Из того, что на каком-то отрезке времени тот или иной народ оказался позади других и, чтобы быстрее ликвидировать отставание, прибег к заимствованию культурных достижений у соседей, учился у соседей, из всего этого еще вовсе не вытекает, что данный народ и вообще не способен к самостоятельному развитию. В наше время многие народы азиатской части СССР с братской помощью русского народа быстро ликвидировали свое отставание и ныне показывают высокие образцы творческой одаренности и общественной зрелости. [Сей аргумент несет отпечаток своего времени. Ныне, после распада СССР и после самоопределения народов Средней Азии, такого, какое получилось, я бы повторил тезис о творческой одаренности, но вот насчет общественной зрелости некоторых из них, пожалуй, воздержался бы.]
Из того, что на каком-то отрезке времени тот или иной народ не имел своей государственности, находясь под властью пришельцев-завоевателей, тоже еще вовсе не вытекает, что данный народ и вообще не способен к самостоятельному государственному строительству.
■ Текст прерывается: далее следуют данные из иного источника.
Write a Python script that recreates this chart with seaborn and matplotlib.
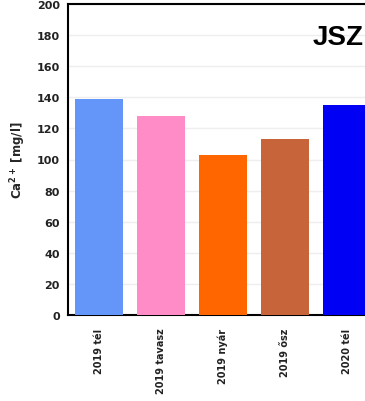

На наших глазах многие народы, бывшие под пятой чужеземцев, сбросили иностранное иго и создали собственными усилиями независимые государства.
Значит, сам по себе тезис о создании Древнерусского государства норманнами не может обосновать ту идею, против которой, собственно, и поднимали оружие антинорманисты, – идею о роковой природной обездоленности русского народа и о превосходстве германцев над славянами. Этими соображениями определяется и отношение советских ученых к современным норманистам. Вполне очевидно, что сторонники этой бредовой расистской идеи являются нашими политическими врагами. Что же касается ученых-норманистов, которые ясно и искренне отмежевываются от этой идеи, хотя и признают конкретный норманистский тезис в ограниченном значении для узкого исторического периода, то для советских историков-антинорманистов такие ученые являются не политическими врагами, а лишь противниками в идейном и научном споре. (Разумеется, здесь имеются в виду только взаимоотношения по рассматриваемому вопросу, тогда как на деле в каждом конкретном случае могут оказаться и другие разногласия, характер которых здесь не может быть учтен.)